27 outubro, 2009

Em pressão... (Parte 1)

Sinto eu uma necessidade de despejar tudo num papel, vomitar a tragédia grega a qual fui espectadora, despejar o que chamo de morte vivida. Pode lhes parecer ser apenas a fértil imaginação dramática de uma senhorinha aparentemente tão amável que passou a sua vida como público da morte alheia, porém tenham a minha garantia que aqui só registrarei as observações fervescentes dos meus olhos cansados, o que o vento me sussurrou ainda há pouco e as minhas lembranças um pouco defasadas pelo aviso próximo de não estar mais entre esses tijolos e argamassas. Começarei logo com a minha preferida, alguém um dia a chamou de galega e eu gostei. Apresento-lhes, a “galega”.
Seus longos cabelos loiros tentavam esconder o lindo rosto de traços suaves e delicados, modificado artificialmente por desejo e vontade própria. Olhos perdidos, no meio da cidade que fingia dormir, fixos nos carros que davam adeus naquela esquina. Sua única e fiel companheira, uma caixa de marlboro cheia de bitucas de cigarro, pequenas doses de ilusões espalhadas pela fumaça que saía dentre seus lábios vermelhos.
Saltos finos, escolhidos especialmente para cada noite, porém desgastados por movimentos incessantes e contínuos. Movimentos que só se faziam saciados ao entrar numa Mercedes cor de fogo. Ao passar dos meses notava que isto havia virado uma constante rotineira e semanal, pontualmente no mesmo dia e horário.
Uma barriga saliente me prendia a atenção. Criei uma hipótese plausivelmente aceitável, seria apenas displicência em relação a sua alimentação, teria comido mais do que deveria e voltaria logo ao seu corpo curvilíneo que tanto despertava segundas intenções, normalmente masculinas. Hábitos novos surgiram, vômitos e fraquezas.
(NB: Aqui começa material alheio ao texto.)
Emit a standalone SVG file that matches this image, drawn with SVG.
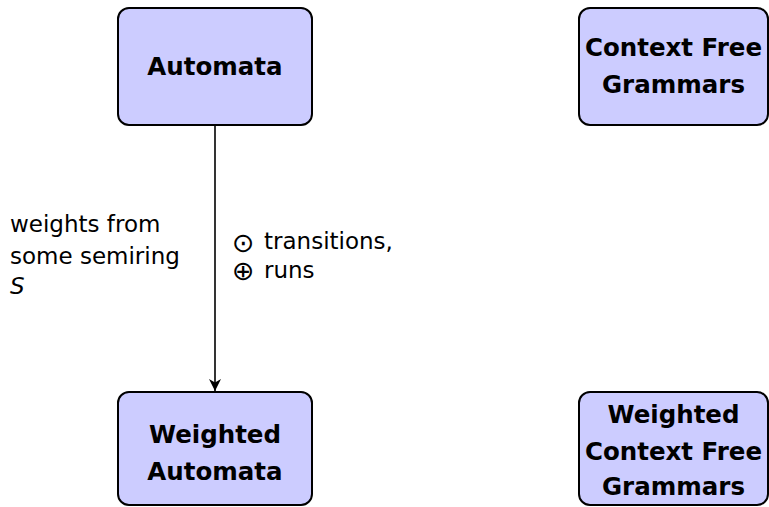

Sua barriga adquiriu um formato diferenciado, apesar de não ter muita experiência nestes assuntos, juntei as peças do óbvio quebra-cabeça, não era apenas gordura localizada, mas estaria esperando um filho. Ela seria capaz de fazer uma boa atuação no papel de mãe? Ou trataria o ser inocente que carregava dentro de si nos mesmos moldes que tratava a própria vida?
Suas vestes vulgares e decotadas a mostrar tanta pele, diminuíam a olhos vistos. A cada noite que passava sua presença naquela esquina se fixava por um período maior de tempo.
Em 19 de abril escutei minha sentença de morte numa sala de hospital. Uma voz gasguita me informara minha data máxima de validade, após alguns meses seria um produto de supermercado estragado, sem serventia prática, sem importância, descartado, abominável, vencido. Reflexões clichês na volta de casa, sobre a hora da morte, me faziam pensar na vida e no que ela poderia ter sido. Na barreira inexistente que separava a madrugada do dia seguinte, Maria das Lurdes, estava lá no mesmo local de sempre, com malas nas mãos, sacolas, tudo que fosse capaz de guardar os seus poucos pertences. Seria naquela hora que iria trocar as primeiras palavras com alguém que já conhecia tão bem. Rosto desesperado e sem a possibilidade de recusar o meu convite, aceitou deveras agradecida e surpresa, passar então a noite mais longa na minha casa, a noite de três meses e tantas horas.